J’ai aussi eu une grande recherche à propos de Lilith. J’étais à l’école, et une fille a dit :« Pourquoi ont-ils censuré Lilith de la Bible ? ». Moi :« Heuuu quoi ?« » ». Elle m’a dit que cette partie était dans un apocryphe, qui avait été retiré de la Bible. Donc j’ai commencé à lire les apocryphes dans le but de trouver quelque chose sur Lilith. Pas de Lilith. Je voulais absolument savoir, rien que pour avoir la preuve que toutes ces suppositions étaient débiles et fausses, émises par des gens qui n’en savaient rien. Donc j’ai cherché sur l’internet, mais à part des photos ridicules de petites femmes démons c’était très difficile de trouver qui avait écrit en premier sur ce sujet, et je m’énervais un peu. Ça m’a pris une heure et demie à saigner des yeux, et enfin, j’ai trouvé. Un livre datant de 900 après J.-C. Retiré de la Bible, mais bien sûr ! Il y a l’argument de la tradition orale, mais en matière d’écrits il n’y a rien avant l’an 900. Si je m’y étais pris maintenant j’aurais eu moins de mal. Il y a des pages comme "Archives des Textes Sacrés" ou autre, qui facilitent les recherches.

Le livre d’Hénoch, aussi, m’a presque rendu fou ! Dans un des livres de la Bible en suédois, il y a plein de notes de bas de pages qui renvoient au livre d’Hénoch. Comme si bien-sûr, j’avais le livre d’Hénoch ! Bon. Ils référencent le livre d’Hénoch, hmm. Mais où est ce foutu livre d’Hénoch ?! Donc j’ai cherché dans différentes librairies, qui m’ont envoyé à la bibliothèque d’Uppsala où il y a un exemplaire, mais on ne peut pas l’emprunter, il faut s’asseoir là-bas et lire. Mais je ne vis pas à Uppsala, et il y a plus d’une centaine de chapitres, tu lis pas ça en un après-midi. J’ai mis longtemps à le trouver. J’ai fini par obtenir une version photocopiée. C’est un livre vraiment intéressant, et je ne le trouve en aucune façon hérétique. Je ne dirais pas qu’il faudrait l’intégrer à la Bible, mais il va loin dans les détails. À propos des Nephilim, par exemple, il dit tout à propos d’eux. Selon le livre d’Hénoch, ils sont la raison pour laquelle Dieu a dû anéantir la Terre, parce qu’ils enseignaient aux humains des choses qu’ils ne pouvaient pas gérer. Pas forcément des choses mauvaises, mais c’était beaucoup trop.

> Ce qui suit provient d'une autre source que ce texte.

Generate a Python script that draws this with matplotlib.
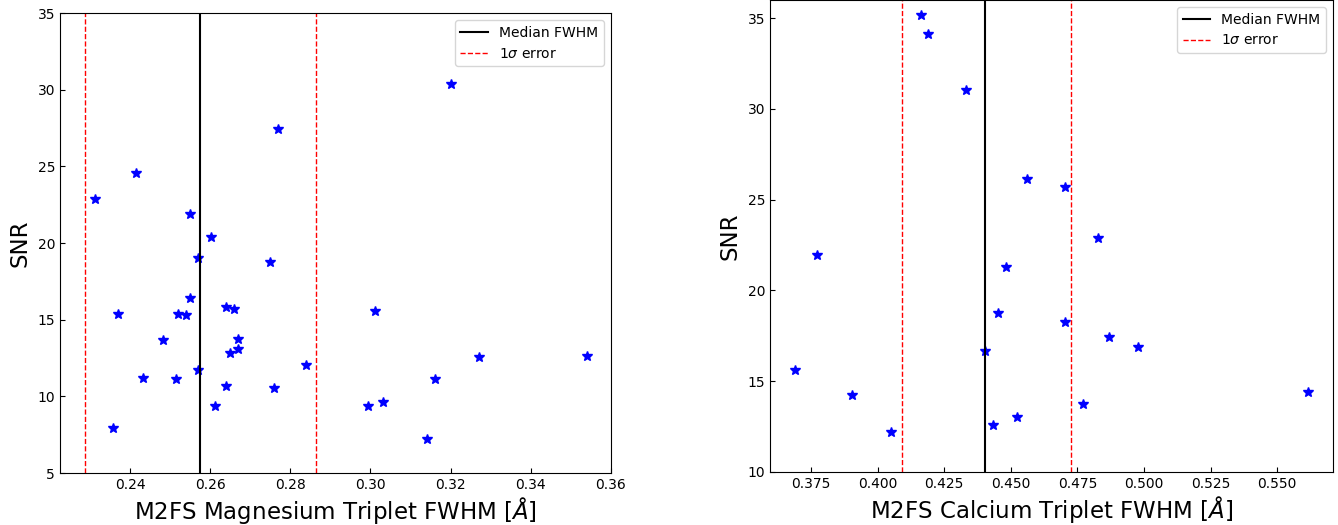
import numpy as np
import matplotlib
matplotlib.use('Agg')
import matplotlib.pyplot as plt

# Magnesium triplet: FWHM [A] vs SNR
mg_fwhm = [0.2313, 0.2414, 0.2550, 0.2601, 0.2569, 0.2769, 0.3200, 0.2749,
           0.2370, 0.2550, 0.2519, 0.2539, 0.2640, 0.2660, 0.3010, 0.2483,
           0.2670, 0.2670, 0.2649, 0.2839, 0.3270, 0.3540, 0.2433, 0.2514,
           0.2569, 0.2640, 0.2759, 0.3160, 0.2611, 0.2994, 0.3030, 0.3140,
           0.2358]
mg_snr = [22.87, 24.59, 21.91, 20.39, 19.05, 27.46, 30.39, 18.74,
          15.39, 16.41, 15.39, 15.28, 15.83, 15.67, 15.59, 13.70,
          13.76, 13.09, 12.80, 12.02, 12.54, 12.63, 11.20, 11.15,
          11.74, 10.70, 10.54, 11.11, 9.35, 9.39, 9.61, 7.22,
          7.93]
mg_median = 0.2574
mg_low, mg_high = 0.2288, 0.2863

# Calcium triplet
ca_fwhm = [0.4162, 0.4191, 0.4332, 0.4562, 0.4704, 0.4829, 0.3771,
           0.3691, 0.3902, 0.4050, 0.4402, 0.4432, 0.4452, 0.4482,
           0.4525, 0.4703, 0.4771, 0.4870, 0.4976, 0.5615]
ca_snr = [35.15, 34.10, 31.05, 26.14, 25.70, 22.89, 21.95,
          15.63, 14.26, 12.19, 16.65, 12.61, 18.75, 21.27,
          13.01, 18.25, 13.73, 17.44, 16.89, 14.38]
ca_median = 0.4405
ca_low, ca_high = 0.4090, 0.4725

fig = plt.figure(figsize=(13.38, 5.25), dpi=100)
ax1 = fig.add_axes([0.0448, 0.099, 0.4118, 0.876])
ax2 = fig.add_axes([0.5755, 0.101, 0.4208, 0.899])

panels = [
    (ax1, mg_fwhm, mg_snr, mg_median, mg_low, mg_high,
     'M2FS Magnesium Triplet FWHM [$\\AA$]', (0.2225, 0.36), (5, 35)),
    (ax2, ca_fwhm, ca_snr, ca_median, ca_low, ca_high,
     'M2FS Calcium Triplet FWHM [$\\AA$]', (0.3596, 0.571), (10, 36)),
]

for ax, x, y, med, lo, hi, xlab, xlim, ylim in panels:
    ax.plot(x, y, '*', color='blue', markersize=7.5, linestyle='none')
    ax.axvline(med, color='black', lw=1.5, label='Median FWHM')
    ax.axvline(lo, color='red', ls='--', lw=1, label='1$\\sigma$ error')
    ax.axvline(hi, color='red', ls='--', lw=1)
    ax.set_xlim(*xlim)
    ax.set_ylim(*ylim)
    ax.set_xlabel(xlab, fontsize=16.5, labelpad=2)
    ax.set_ylabel('SNR', fontsize=16.5, labelpad=4)
    ax.tick_params(direction='in', labelsize=10)
    ax.legend(loc='upper right', fontsize=10)

ax1.set_xticks([0.24, 0.26, 0.28, 0.30, 0.32, 0.34, 0.36])
ax2.set_xticks([0.375, 0.400, 0.425, 0.450, 0.475, 0.500, 0.525, 0.550])

fig.savefig('out.png', dpi=100)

Ils ont amené toute la civilisation en même temps, et par exemple ils ont appris aux hommes à faire des armes. Ils donnaient les techniques sans la sagesse d’utilisation, ni les conséquences. Le livre parle aussi d’avortement, d’incantation d’esprits, même de maquillage, qui d’après moi n’est pas quelque chose de mal en soi, mais c’étaient des connaissances trop lourdes pour les humains de l’époque. Ils leur ont donné tout ce qu’ils savaient, sans la sagesse qui va avec. S’en est suivi la guerre, qui suit la civilisation, et l’oppression. C’est pour ça que Dieu a tout nettoyé, et réduit la longévité des homme à 120 ans. C’est un livre beaucoup plus intéressant que plein d’autres livres apocryphes, à mon avis, parce que la Bible y fait référence. En plus il fait partie de la Bible de l’église copte. Il y a une seule chose que j’ai trouvée fausse dans ce livre, c’est qu’ils disent qu’un ans c’est 360 jours, alors qu’on sait que c’est 365,25 jours ! Bon, peut-être qu’il y a d’autres choses fausses, mais on ne peut pas le savoir parce que rien ne va à l’encontre des Écritures, ça raconte juste un bout de l’histoire en plus.

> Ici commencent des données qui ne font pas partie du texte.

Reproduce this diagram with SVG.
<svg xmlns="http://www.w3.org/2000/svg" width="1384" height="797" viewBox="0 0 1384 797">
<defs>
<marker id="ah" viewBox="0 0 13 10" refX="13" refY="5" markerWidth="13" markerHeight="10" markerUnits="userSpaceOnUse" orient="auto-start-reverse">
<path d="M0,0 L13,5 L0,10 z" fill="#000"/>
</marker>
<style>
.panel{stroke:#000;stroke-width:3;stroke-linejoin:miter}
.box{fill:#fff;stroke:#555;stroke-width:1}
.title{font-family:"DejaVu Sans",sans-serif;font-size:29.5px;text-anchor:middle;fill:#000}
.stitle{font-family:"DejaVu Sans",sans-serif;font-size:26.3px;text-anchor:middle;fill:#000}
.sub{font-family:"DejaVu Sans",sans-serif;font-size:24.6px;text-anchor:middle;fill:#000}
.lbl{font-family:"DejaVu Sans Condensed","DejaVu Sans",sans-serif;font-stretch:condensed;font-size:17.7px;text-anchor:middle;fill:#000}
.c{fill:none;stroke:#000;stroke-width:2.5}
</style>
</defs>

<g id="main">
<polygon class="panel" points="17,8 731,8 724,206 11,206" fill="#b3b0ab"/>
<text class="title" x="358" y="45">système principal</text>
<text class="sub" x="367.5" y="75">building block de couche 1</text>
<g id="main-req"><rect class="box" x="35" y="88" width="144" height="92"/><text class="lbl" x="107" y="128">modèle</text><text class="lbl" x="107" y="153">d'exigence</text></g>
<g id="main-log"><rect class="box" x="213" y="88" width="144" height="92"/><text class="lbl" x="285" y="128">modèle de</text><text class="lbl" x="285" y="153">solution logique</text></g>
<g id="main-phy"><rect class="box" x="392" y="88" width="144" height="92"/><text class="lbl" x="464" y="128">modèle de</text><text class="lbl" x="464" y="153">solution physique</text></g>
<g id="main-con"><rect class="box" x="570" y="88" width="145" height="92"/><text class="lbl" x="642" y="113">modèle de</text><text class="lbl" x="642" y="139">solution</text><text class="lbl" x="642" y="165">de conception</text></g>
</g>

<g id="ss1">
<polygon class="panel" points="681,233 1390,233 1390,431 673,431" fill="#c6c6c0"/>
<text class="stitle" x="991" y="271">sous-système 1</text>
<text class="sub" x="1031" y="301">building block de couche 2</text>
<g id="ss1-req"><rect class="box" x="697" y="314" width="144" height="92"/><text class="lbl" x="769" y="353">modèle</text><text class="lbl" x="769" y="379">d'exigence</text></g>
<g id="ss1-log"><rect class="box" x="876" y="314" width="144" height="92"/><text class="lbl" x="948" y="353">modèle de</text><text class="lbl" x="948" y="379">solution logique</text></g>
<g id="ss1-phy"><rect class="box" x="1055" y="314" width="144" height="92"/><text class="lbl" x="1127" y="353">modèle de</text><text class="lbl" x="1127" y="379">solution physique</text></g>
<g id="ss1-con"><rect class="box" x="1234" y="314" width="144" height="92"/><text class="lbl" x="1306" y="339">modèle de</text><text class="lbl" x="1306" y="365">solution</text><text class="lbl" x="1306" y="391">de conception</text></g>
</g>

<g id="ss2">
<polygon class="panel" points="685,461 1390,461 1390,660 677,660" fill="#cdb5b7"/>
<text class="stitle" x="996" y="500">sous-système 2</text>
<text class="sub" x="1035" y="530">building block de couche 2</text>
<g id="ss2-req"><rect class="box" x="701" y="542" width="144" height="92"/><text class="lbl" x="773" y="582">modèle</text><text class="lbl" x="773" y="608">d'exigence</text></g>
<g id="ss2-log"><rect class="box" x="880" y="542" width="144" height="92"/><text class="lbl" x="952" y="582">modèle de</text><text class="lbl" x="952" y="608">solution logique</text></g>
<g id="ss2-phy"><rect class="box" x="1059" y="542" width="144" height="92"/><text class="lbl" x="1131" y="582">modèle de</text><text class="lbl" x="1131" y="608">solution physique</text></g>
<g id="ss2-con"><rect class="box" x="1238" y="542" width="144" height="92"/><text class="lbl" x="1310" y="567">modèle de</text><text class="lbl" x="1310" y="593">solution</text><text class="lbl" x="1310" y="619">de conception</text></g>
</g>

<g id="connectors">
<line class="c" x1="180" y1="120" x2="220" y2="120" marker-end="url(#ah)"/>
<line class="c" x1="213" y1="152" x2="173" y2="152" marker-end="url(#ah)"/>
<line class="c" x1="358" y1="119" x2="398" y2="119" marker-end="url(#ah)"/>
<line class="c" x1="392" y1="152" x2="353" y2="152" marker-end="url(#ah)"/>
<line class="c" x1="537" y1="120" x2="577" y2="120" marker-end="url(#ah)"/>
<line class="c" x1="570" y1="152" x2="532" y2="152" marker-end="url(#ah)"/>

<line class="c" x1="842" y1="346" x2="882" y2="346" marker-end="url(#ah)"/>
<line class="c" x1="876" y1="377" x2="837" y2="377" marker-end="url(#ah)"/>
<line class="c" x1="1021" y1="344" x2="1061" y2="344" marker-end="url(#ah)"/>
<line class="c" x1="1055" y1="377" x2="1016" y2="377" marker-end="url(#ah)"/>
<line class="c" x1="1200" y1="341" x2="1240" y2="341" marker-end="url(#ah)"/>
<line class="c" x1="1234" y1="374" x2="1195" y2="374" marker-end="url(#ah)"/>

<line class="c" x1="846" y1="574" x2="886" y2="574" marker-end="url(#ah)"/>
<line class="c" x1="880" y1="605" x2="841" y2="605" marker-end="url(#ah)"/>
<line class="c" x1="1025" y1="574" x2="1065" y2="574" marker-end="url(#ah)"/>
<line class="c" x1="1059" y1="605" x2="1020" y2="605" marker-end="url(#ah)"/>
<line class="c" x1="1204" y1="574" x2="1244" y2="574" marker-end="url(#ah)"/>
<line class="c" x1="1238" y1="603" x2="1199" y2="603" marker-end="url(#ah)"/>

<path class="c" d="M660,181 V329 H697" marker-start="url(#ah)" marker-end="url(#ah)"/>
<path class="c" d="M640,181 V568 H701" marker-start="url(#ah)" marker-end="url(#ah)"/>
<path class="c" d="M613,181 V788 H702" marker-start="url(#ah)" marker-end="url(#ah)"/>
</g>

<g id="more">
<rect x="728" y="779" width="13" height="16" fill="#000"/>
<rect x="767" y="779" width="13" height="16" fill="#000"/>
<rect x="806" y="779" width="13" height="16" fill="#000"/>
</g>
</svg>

Une des choses qui m’a le plus inspiré, plus pour le côté mystérieux, c’est une bande dessinée de deux cases dans un magazine chrétien que j’avais vue une fois. Sur la première case, on voyait un chrétien qui écrasait sa Bible sur la tête d’un gars, qui criait « Non, non et non ! ». Sur la deuxième, il y avait un scientologue avec une bible de la scientologie derrière le dos, et quelqu’un devant lui qui le suppliait de la lui donner. Et ça m’a frappé, parce qu’on voit tellement de chrétiens qui tentent de faire rentrer l’Évangile de force dans la tête des gens, alors que de titiller la curiosité est beaucoup plus efficace ! Les symboles comme l’Ichthus sont trop connus, il faut de nouveaux codes de reconnaissance à la scène chrétienne alternative.